SUBORDINATED PROMISSORY NOTE
Exhibit 10.5
SUBORDINATED
PROMISSORY NOTE
$990,000 | May 19, 2003 |
FOR VALUE RECEIVED, the undersigned, CYBEX INTERNATIONAL, INC., a New York corporation (the Obligor), does hereby promise to pay to the order of UM HOLDINGS, LTD., a New Jersey corporation (the Lender), as hereinafter provided, the principal sum of Nine Hundred and Ninety Thousand Dollars ($990,000), together with interest on the unpaid principal hereof from the date of this Note until paid, at the rate of 10% per annum.
Both the principal of and interest on this Note are payable in lawful money of the United States of America.
This Note shall be deemed to be Junior Debt for purposes of the subordination agreement dated July 24, 2002 (the Subordination Agreement) among Obligor, Lender, Wachovia Bank, National Association, as agent for the lenders named therein, and such lenders, and as such shall be subject to the terms and provisions of the Subordination Agreement, including the provisions thereof subordinating the payment of the principal, interest, fees and costs hereunder to the payment in full of all Obligations (as defined in the Subordination Agreement), as more fully therein provided. Subject to the Subordination Agreement, the principal of and interest on this Note shall become payable in full on the later of January 1, 2004 or one business day after all Obligations (as defined in the Subordination Agreement) shall have been indefeasibly paid in full.
If any one or more of the following Events of Default shall occur:
A. A failure to pay the principal of or interest on this Note when due, and the continuance of such default 30 days after written notice thereof shall have been provided by the Lender to the Obligor;
B. A material attachment, garnishment, levy or lien shall be made, issued or filed against any of the assets of the Obligor, and such action shall not be discharged within sixty days; or
C. The Obligor shall (i) apply for, consent to or permit the appointment of a receiver, trustee or liquidator of the Obligor or of all or a substantial part of its assets, (ii) be unable, or admit in writing its inability, to pay debts as they mature, (iii) make a
general assignment for the benefit of creditors, (iv) be adjudicated a bankrupt or insolvent, or (v) file a voluntary petition in bankruptcy or a petition or an answer seeking reorganization, or an arrangement with creditors or to take advantage of any insolvency law, or any answer admitting the material allegations of a petition filed against the Obligor in any such proceeding; or
D. A change of control of the Obligor occurs of a nature that would be required to be reported in the Obligors proxy statement under the Securities Exchange Act of 1934, as amended;
then in any such event, but subject to the Subordination Agreement, the holder of this Note may at any time thereafter (unless all such Events of Default shall theretofore have been fully cured to the satisfaction of such holder, and all costs and expenses, including without limitation attorneys fees and expenses, incurred by or on behalf of such holder shall have been paid by the Obligor), by notice to the Obligor, declare the entire outstanding principal of this Note to be due and payable immediately, and upon such declaration such principal, and all accrued but unpaid interest, shall become and be immediately due and payable, without further notice.

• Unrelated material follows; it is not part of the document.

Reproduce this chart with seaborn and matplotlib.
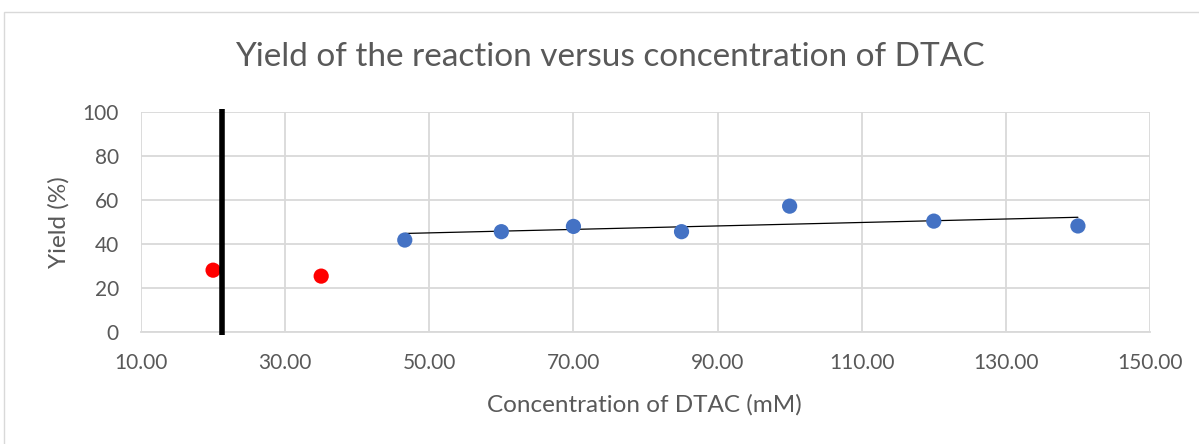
import numpy as np
import pandas as pd
import matplotlib
matplotlib.use("Agg")
import matplotlib.pyplot as plt
from matplotlib.patches import Rectangle
import seaborn as sns

# Excluded low-concentration runs (red) and the series used for the fit (blue)
excluded_conc = [20.0, 35.0]
excluded_yield = [28.1, 25.4]
fit_conc = [46.6, 60.0, 70.0, 85.0, 100.0, 120.0, 140.0]
fit_yield = [41.8, 45.6, 48.0, 45.6, 57.2, 50.4, 48.2]

# Vertical marker separating the regions
divider_x = [21.3, 21.3]
divider_y = [-1.2, 101.5]

x_ticks = [10, 30, 50, 70, 90, 110, 130, 150]
y_ticks = [0, 20, 40, 60, 80, 100]

sns.set_theme(style="whitegrid")
plt.rcParams["font.family"] = ["Lato", "DejaVu Sans"]

text_gray = "#595959"
grid_gray = "#d9d9d9"

fig = plt.figure(figsize=(11.99, 4.44), dpi=100)
fig.patch.set_facecolor("white")
fig.add_artist(Rectangle((4 / 1199, -0.05), 1.1, 1.05 - 12 / 444,
                         transform=fig.transFigure, fill=False,
                         edgecolor=grid_gray, linewidth=1.0))

ax = fig.add_axes([141 / 1199, (444 - 332) / 444, (1150 - 141) / 1199, 220 / 444])

df_fit = pd.DataFrame({"conc": fit_conc, "yield": fit_yield})
df_exc = pd.DataFrame({"conc": excluded_conc, "yield": excluded_yield})

sns.regplot(data=df_fit, x="conc", y="yield", ax=ax, scatter=False, ci=None,
            truncate=True, line_kws={"color": "black", "linewidth": 0.9, "zorder": 3})
sns.scatterplot(data=df_fit, x="conc", y="yield", ax=ax, color="#4472C4", s=120,
                edgecolor="none", zorder=4)
sns.scatterplot(data=df_exc, x="conc", y="yield", ax=ax, color="#FF0000", s=120,
                edgecolor="none", zorder=4)
ax.plot(divider_x, divider_y, color="black", linewidth=4.0, solid_capstyle="butt",
        clip_on=False, zorder=5)

ax.set_xlim(x_ticks[0], x_ticks[-1])
ax.set_ylim(y_ticks[0], y_ticks[-1])
ax.set_xticks(x_ticks)
ax.set_xticklabels([f"{v:.2f}" for v in x_ticks])
ax.set_yticks(y_ticks)
ax.set_yticklabels([str(v) for v in y_ticks])

ax.grid(True, color=grid_gray, linewidth=1.3)
for side in ["top", "right", "left"]:
    ax.spines[side].set_visible(False)
ax.spines["bottom"].set_color(grid_gray)
ax.spines["bottom"].set_linewidth(1.3)
ax.tick_params(axis="both", length=0, colors=text_gray, labelsize=15)
ax.tick_params(axis="x", pad=15)
ax.tick_params(axis="y", pad=16)
ax.set_facecolor("white")

ax.set_xlabel("Concentration of DTAC (mM)", fontsize=17.5, color=text_gray, va="center")
ax.set_ylabel("Yield (%)", fontsize=17.5, color=text_gray, va="center")
ax.xaxis.set_label_coords(0.5 + (644 - 645.5) / 1009, (332 - 405) / 220)
ax.yaxis.set_label_coords((59 - 141) / 1009, 0.5)
fig.text(0.509, (444 - 57) / 444, "Yield of the reaction versus concentration of DTAC",
         ha="center", va="center", fontsize=24, color=text_gray)

fig.savefig("out.png", dpi=100, facecolor="white")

Subject to the Subordination Agreement, this Note may at the option of the Obligor at any time or from time to time be prepaid, in whole or in part, without penalty or premium.
The principal of and interest on this Note is subject to automatic conversion into shares of the Common Stock of the Obligor, in the event and on the terms more fully provided in Section 4 of the Subordination Agreement.
Should the indebtedness represented by this Note or any part thereof be collected in any proceeding or placed in the hands of attorneys for collection, the Obligor agrees to pay, in addition to the principal and interest due and payable hereon, all costs of collecting this Note, including reasonable attorneys fees and expenses.
The Obligor expressly waives presentment, demand, protest or any other notice whatsoever.
IN WITNESS WHEREOF, the undersigned has executed and delivered this Note on the day and year first above written.